**GIVEN TASK:**
Reproduce the records. Keep every word exact and include no images.

◆ ◆ ◆ ◆ ◆

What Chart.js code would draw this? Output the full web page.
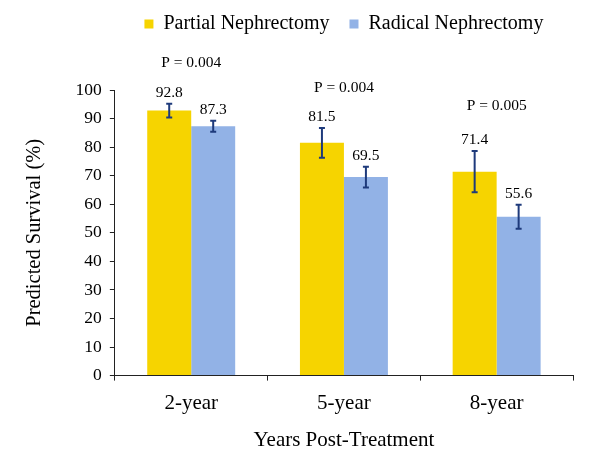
<!DOCTYPE html>
<html>
<head>
<meta charset="utf-8">
<script src="https://cdn.jsdelivr.net/npm/chart.js@4.4.1/dist/chart.umd.min.js"></script>
<style>
	html, body { margin: 0; padding: 0; background: #fff; }
	#wrap { width: 600px; height: 459px; }
</style>
</head>
<body>
<div id="wrap"><canvas id="myChart"></canvas></div>
<script>
var years = ['2-year', '5-year', '8-year']
var partial = [92.8, 81.5, 71.4]
var radical = [87.3, 69.5, 55.6]
var partialErr = [2.4, 5.2, 7.2]
var radicalErr = [1.9, 3.6, 4.2]
var pValues = ['P = 0.004', 'P = 0.004', 'P = 0.005']
// height (in axis units) where each P label sits
var pLevels = [109.5, 100.9, 94.4]

var serif = "'Liberation Serif', 'Times New Roman', serif"
var yellow = '#F6D400'
var blue = '#92B2E6'
var errColor = '#1E3A7B'

// legend sits high, leave a gap down to the plot
var legendGap = {
	id: 'legendGap',
	beforeInit: function(chart) {
		var fit = chart.legend.fit
		chart.legend.fit = function() {
			fit.call(this)
			this.height += 46
		}
	}
}

var errorBars = {
	id: 'errorBars',
	afterDatasetsDraw: function(chart) {
		var ctx = chart.ctx
		var y = chart.scales.y
		var x = chart.scales.x
		ctx.save()
		chart.data.datasets.forEach(function(ds, di) {
			chart.getDatasetMeta(di).data.forEach(function(bar, i) {
				var v = ds.data[i]
				var e = ds.err[i]
				var top = y.getPixelForValue(v + e)
				var bot = y.getPixelForValue(v - e)
				ctx.strokeStyle = errColor
				ctx.lineWidth = 2
				ctx.beginPath()
				ctx.moveTo(bar.x, top)
				ctx.lineTo(bar.x, bot)
				ctx.moveTo(bar.x - 3, top)
				ctx.lineTo(bar.x + 3, top)
				ctx.moveTo(bar.x - 3, bot)
				ctx.lineTo(bar.x + 3, bot)
				ctx.stroke()
				ctx.fillStyle = '#000'
				ctx.font = '15.5px ' + serif
				ctx.textAlign = 'center'
				ctx.textBaseline = 'middle'
				ctx.fillText(v.toFixed(1), bar.x, top - 11)
			})
		})
		ctx.font = '15.5px ' + serif
		ctx.fillStyle = '#000'
		pValues.forEach(function(p, i) {
			ctx.fillText(p, x.getPixelForValue(i), y.getPixelForValue(pLevels[i]))
		})
		ctx.restore()
	}
}

var ctx = document.getElementById('myChart')
var chart = new Chart(ctx, {
	type: 'bar',
	data: {
		labels: years,
		datasets: [{
			label: 'Partial Nephrectomy',
			data: partial,
			err: partialErr,
			backgroundColor: yellow,
		}, {
			label: 'Radical Nephrectomy',
			data: radical,
			err: radicalErr,
			backgroundColor: blue,
		}]
	},
	options: {
		responsive: true,
		maintainAspectRatio: false,
		animation: false,
		categoryPercentage: 0.576,
		barPercentage: 1.0,
		layout: { padding: { top: -6, left: 18, right: 27, bottom: 4 } },
		plugins: {
			legend: {
				position: 'top',
				fullSize: false,
				labels: {
					boxWidth: 9,
					boxHeight: 9,
					padding: 20,
					color: '#000',
					font: { family: serif, size: 20 }
				}
			},
			tooltip: { enabled: false }
		},
		scales: {
			x: {
				grid: { display: true, drawOnChartArea: false, offset: true, tickLength: 5, color: '#222', tickColor: '#222' },
				border: { color: '#222', width: 1 },
				ticks: { color: '#000', padding: 10, font: { family: serif, size: 21 } },
				title: { display: true, text: 'Years Post-Treatment', color: '#000', padding: { top: 2, bottom: 2 }, font: { family: serif, size: 21 } }
			},
			y: {
				min: 0,
				max: 100,
				grid: { display: true, drawOnChartArea: false, tickLength: 5, color: '#222', tickColor: '#222' },
				border: { color: '#222', width: 1 },
				ticks: { stepSize: 10, autoSkip: false, color: '#000', padding: 8, font: { family: serif, size: 17.5 } },
				title: { display: true, text: 'Predicted Survival (%)', color: '#000', padding: { top: 4, bottom: 21 }, font: { family: serif, size: 20.5 } }
			}
		}
	},
	plugins: [legendGap, errorBars]
})
</script>
</body>
</html>
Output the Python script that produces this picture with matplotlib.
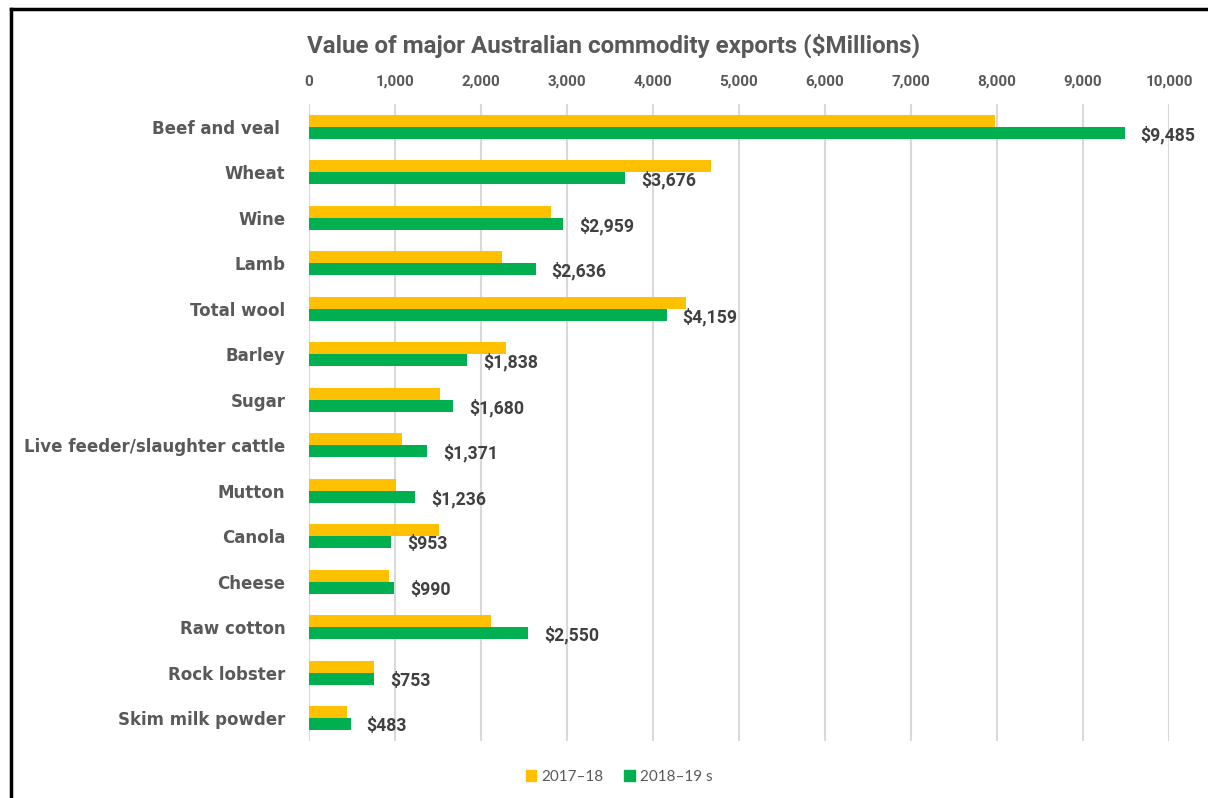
import matplotlib
matplotlib.use("Agg")
import matplotlib.pyplot as plt
import numpy as np
from matplotlib.lines import Line2D
from matplotlib.patches import Patch

categories = ["Beef and veal ", "Wheat", "Wine", "Lamb", "Total wool", "Barley", "Sugar",
              "Live feeder/slaughter cattle", "Mutton", "Canola", "Cheese", "Raw cotton",
              "Rock lobster", "Skim milk powder"]
values_2017_18 = [7980, 4670, 2815, 2245, 4380, 2290, 1527, 1082, 1008, 1515, 934, 2120, 756, 438]
values_2018_19 = [9485, 3676, 2959, 2636, 4159, 1838, 1680, 1371, 1236, 953, 990, 2550, 753, 483]
series_names = ["2017\u201318", "2018\u201319 s"]
xticks = [0, 1000, 2000, 3000, 4000, 5000, 6000, 7000, 8000, 9000, 10000]

YELLOW = "#FFC000"
GREEN = "#00B050"
GRAY = "#595959"
DARK = "#404040"
LATO = ["Lato", "DejaVu Sans"]
ROBOTO = ["Roboto", "DejaVu Sans"]

fig = plt.figure(figsize=(12.08, 7.98), dpi=100)
ax = fig.add_axes([309 / 1208, 57 / 798, 860 / 1208, 637 / 798])

y = np.arange(len(categories))
h = 0.265
ax.barh(y - h / 2, values_2017_18, height=h, color=YELLOW, zorder=3)
ax.barh(y + h / 2, values_2018_19, height=h, color=GREEN, zorder=3)

for yi, v in zip(y, values_2018_19):
    ax.annotate(f"${v:,.0f}", xy=(v, yi + h / 2), xytext=(16, -2), textcoords="offset pixels",
                ha="left", va="center", fontsize=12.7, fontweight="bold", color=DARK,
                family=ROBOTO)

ax.set_xlim(0, 10000)
ax.set_ylim(len(categories) - 0.5, -0.5)
ax.set_xticks(xticks)
ax.set_xticklabels([f"{t:,}" for t in xticks], fontsize=11, fontweight="bold", color=GRAY,
                   family=ROBOTO)
ax.xaxis.tick_top()
ax.tick_params(axis="x", length=0, pad=11)
ax.set_yticks(y)
ax.set_yticklabels(categories, fontsize=12, fontweight="bold", color=GRAY, family=["DejaVu Sans"])
ax.tick_params(axis="y", length=0, pad=17)
ax.grid(axis="x", color="#D9D9D9", linewidth=1.5, zorder=0)
for s in ax.spines.values():
    s.set_visible(False)

fig.text(614 / 1208, 1 - 46 / 798, "Value of major Australian commodity exports ($Millions)",
         ha="center", va="center", fontsize=17.4, fontweight="bold", color=GRAY,
         family=ROBOTO)

handles = [Patch(color=YELLOW), Patch(color=GREEN)]
fig.legend(handles, series_names, loc="center", bbox_to_anchor=(619 / 1208, 1 - 777 / 798),
           ncol=2, frameon=False, handlelength=0.7, handleheight=0.7,
           handletextpad=0.3, columnspacing=1.4, labelcolor=GRAY,
           prop={"family": LATO, "size": 11})

# frame lines (top and left)
fig.add_artist(Line2D([11 / 1208, 1.0], [1 - 9 / 798, 1 - 9 / 798], color="black", linewidth=2.5,
                      transform=fig.transFigure))
fig.add_artist(Line2D([11 / 1208, 11 / 1208], [0, 1 - 9 / 798], color="black", linewidth=2.5,
                      transform=fig.transFigure))

fig.savefig("out.png", dpi=100, facecolor="white")
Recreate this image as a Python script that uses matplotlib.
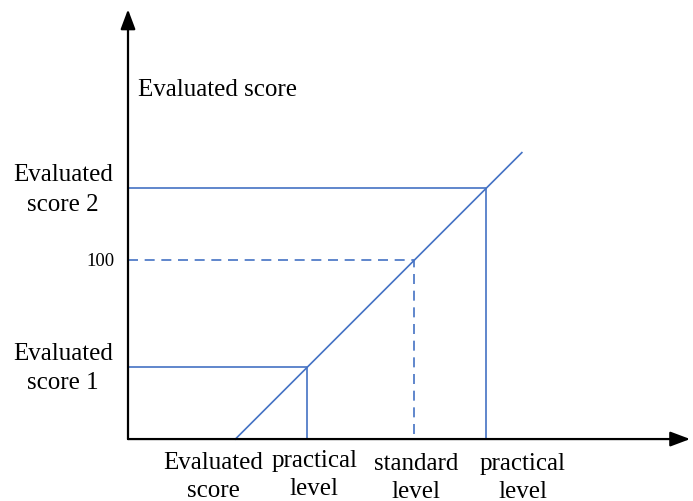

◆ ◆ ◆ ◆ ◆

**WRITTEN RESPONSE:**
What Chart.js code would draw this? Output the full web page.
<!DOCTYPE html>
<html>
<head>
<meta charset="utf-8">
<script src="https://cdn.jsdelivr.net/npm/chart.js@4.4.1/dist/chart.umd.min.js"></script>
<style>
	html, body { margin: 0; padding: 0; background: #fff; }
	#wrap { width: 600px; height: 459px; }
</style>
</head>
<body>
<div id="wrap"><canvas id="myChart"></canvas></div>
<script>
var years = ['2-year', '5-year', '8-year']
var partial = [92.8, 81.5, 71.4]
var radical = [87.3, 69.5, 55.6]
var partialErr = [2.4, 5.2, 7.2]
var radicalErr = [1.9, 3.6, 4.2]
var pValues = ['P = 0.004', 'P = 0.004', 'P = 0.005']
// height (in axis units) where each P label sits
var pLevels = [109.5, 100.9, 94.4]

var serif = "'Liberation Serif', 'Times New Roman', serif"
var yellow = '#F6D400'
var blue = '#92B2E6'
var errColor = '#1E3A7B'

// legend sits high, leave a gap down to the plot
var legendGap = {
	id: 'legendGap',
	beforeInit: function(chart) {
		var fit = chart.legend.fit
		chart.legend.fit = function() {
			fit.call(this)
			this.height += 46
		}
	}
}

var errorBars = {
	id: 'errorBars',
	afterDatasetsDraw: function(chart) {
		var ctx = chart.ctx
		var y = chart.scales.y
		var x = chart.scales.x
		ctx.save()
		chart.data.datasets.forEach(function(ds, di) {
			chart.getDatasetMeta(di).data.forEach(function(bar, i) {
				var v = ds.data[i]
				var e = ds.err[i]
				var top = y.getPixelForValue(v + e)
				var bot = y.getPixelForValue(v - e)
				ctx.strokeStyle = errColor
				ctx.lineWidth = 2
				ctx.beginPath()
				ctx.moveTo(bar.x, top)
				ctx.lineTo(bar.x, bot)
				ctx.moveTo(bar.x - 3, top)
				ctx.lineTo(bar.x + 3, top)
				ctx.moveTo(bar.x - 3, bot)
				ctx.lineTo(bar.x + 3, bot)
				ctx.stroke()
				ctx.fillStyle = '#000'
				ctx.font = '15.5px ' + serif
				ctx.textAlign = 'center'
				ctx.textBaseline = 'middle'
				ctx.fillText(v.toFixed(1), bar.x, top - 11)
			})
		})
		ctx.font = '15.5px ' + serif
		ctx.fillStyle = '#000'
		pValues.forEach(function(p, i) {
			ctx.fillText(p, x.getPixelForValue(i), y.getPixelForValue(pLevels[i]))
		})
		ctx.restore()
	}
}

var ctx = document.getElementById('myChart')
var chart = new Chart(ctx, {
	type: 'bar',
	data: {
		labels: years,
		datasets: [{
			label: 'Partial Nephrectomy',
			data: partial,
			err: partialErr,
			backgroundColor: yellow,
		}, {
			label: 'Radical Nephrectomy',
			data: radical,
			err: radicalErr,
			backgroundColor: blue,
		}]
	},
	options: {
		responsive: true,
		maintainAspectRatio: false,
		animation: false,
		categoryPercentage: 0.576,
		barPercentage: 1.0,
		layout: { padding: { top: -6, left: 18, right: 27, bottom: 4 } },
		plugins: {
			legend: {
				position: 'top',
				fullSize: false,
				labels: {
					boxWidth: 9,
					boxHeight: 9,
					padding: 20,
					color: '#000',
					font: { family: serif, size: 20 }
				}
			},
			tooltip: { enabled: false }
		},
		scales: {
			x: {
				grid: { display: true, drawOnChartArea: false, offset: true, tickLength: 5, color: '#222', tickColor: '#222' },
				border: { color: '#222', width: 1 },
				ticks: { color: '#000', padding: 10, font: { family: serif, size: 21 } },
				title: { display: true, text: 'Years Post-Treatment', color: '#000', padding: { top: 2, bottom: 2 }, font: { family: serif, size: 21 } }
			},
			y: {
				min: 0,
				max: 100,
				grid: { display: true, drawOnChartArea: false, tickLength: 5, color: '#222', tickColor: '#222' },
				border: { color: '#222', width: 1 },
				ticks: { stepSize: 10, autoSkip: false, color: '#000', padding: 8, font: { family: serif, size: 17.5 } },
				title: { display: true, text: 'Predicted Survival (%)', color: '#000', padding: { top: 4, bottom: 21 }, font: { family: serif, size: 20.5 } }
			}
		}
	},
	plugins: [legendGap, errorBars]
})
</script>
</body>
</html>
Output the Python script that produces this picture with matplotlib.
import matplotlib
matplotlib.use("Agg")
import matplotlib.pyplot as plt
import numpy as np
from matplotlib.lines import Line2D
from matplotlib.patches import Patch

categories = ["Beef and veal ", "Wheat", "Wine", "Lamb", "Total wool", "Barley", "Sugar",
              "Live feeder/slaughter cattle", "Mutton", "Canola", "Cheese", "Raw cotton",
              "Rock lobster", "Skim milk powder"]
values_2017_18 = [7980, 4670, 2815, 2245, 4380, 2290, 1527, 1082, 1008, 1515, 934, 2120, 756, 438]
values_2018_19 = [9485, 3676, 2959, 2636, 4159, 1838, 1680, 1371, 1236, 953, 990, 2550, 753, 483]
series_names = ["2017\u201318", "2018\u201319 s"]
xticks = [0, 1000, 2000, 3000, 4000, 5000, 6000, 7000, 8000, 9000, 10000]

YELLOW = "#FFC000"
GREEN = "#00B050"
GRAY = "#595959"
DARK = "#404040"
LATO = ["Lato", "DejaVu Sans"]
ROBOTO = ["Roboto", "DejaVu Sans"]

fig = plt.figure(figsize=(12.08, 7.98), dpi=100)
ax = fig.add_axes([309 / 1208, 57 / 798, 860 / 1208, 637 / 798])

y = np.arange(len(categories))
h = 0.265
ax.barh(y - h / 2, values_2017_18, height=h, color=YELLOW, zorder=3)
ax.barh(y + h / 2, values_2018_19, height=h, color=GREEN, zorder=3)

for yi, v in zip(y, values_2018_19):
    ax.annotate(f"${v:,.0f}", xy=(v, yi + h / 2), xytext=(16, -2), textcoords="offset pixels",
                ha="left", va="center", fontsize=12.7, fontweight="bold", color=DARK,
                family=ROBOTO)

ax.set_xlim(0, 10000)
ax.set_ylim(len(categories) - 0.5, -0.5)
ax.set_xticks(xticks)
ax.set_xticklabels([f"{t:,}" for t in xticks], fontsize=11, fontweight="bold", color=GRAY,
                   family=ROBOTO)
ax.xaxis.tick_top()
ax.tick_params(axis="x", length=0, pad=11)
ax.set_yticks(y)
ax.set_yticklabels(categories, fontsize=12, fontweight="bold", color=GRAY, family=["DejaVu Sans"])
ax.tick_params(axis="y", length=0, pad=17)
ax.grid(axis="x", color="#D9D9D9", linewidth=1.5, zorder=0)
for s in ax.spines.values():
    s.set_visible(False)

fig.text(614 / 1208, 1 - 46 / 798, "Value of major Australian commodity exports ($Millions)",
         ha="center", va="center", fontsize=17.4, fontweight="bold", color=GRAY,
         family=ROBOTO)

handles = [Patch(color=YELLOW), Patch(color=GREEN)]
fig.legend(handles, series_names, loc="center", bbox_to_anchor=(619 / 1208, 1 - 777 / 798),
           ncol=2, frameon=False, handlelength=0.7, handleheight=0.7,
           handletextpad=0.3, columnspacing=1.4, labelcolor=GRAY,
           prop={"family": LATO, "size": 11})

# frame lines (top and left)
fig.add_artist(Line2D([11 / 1208, 1.0], [1 - 9 / 798, 1 - 9 / 798], color="black", linewidth=2.5,
                      transform=fig.transFigure))
fig.add_artist(Line2D([11 / 1208, 11 / 1208], [0, 1 - 9 / 798], color="black", linewidth=2.5,
                      transform=fig.transFigure))

fig.savefig("out.png", dpi=100, facecolor="white")
Recreate this image as a Python script that uses matplotlib.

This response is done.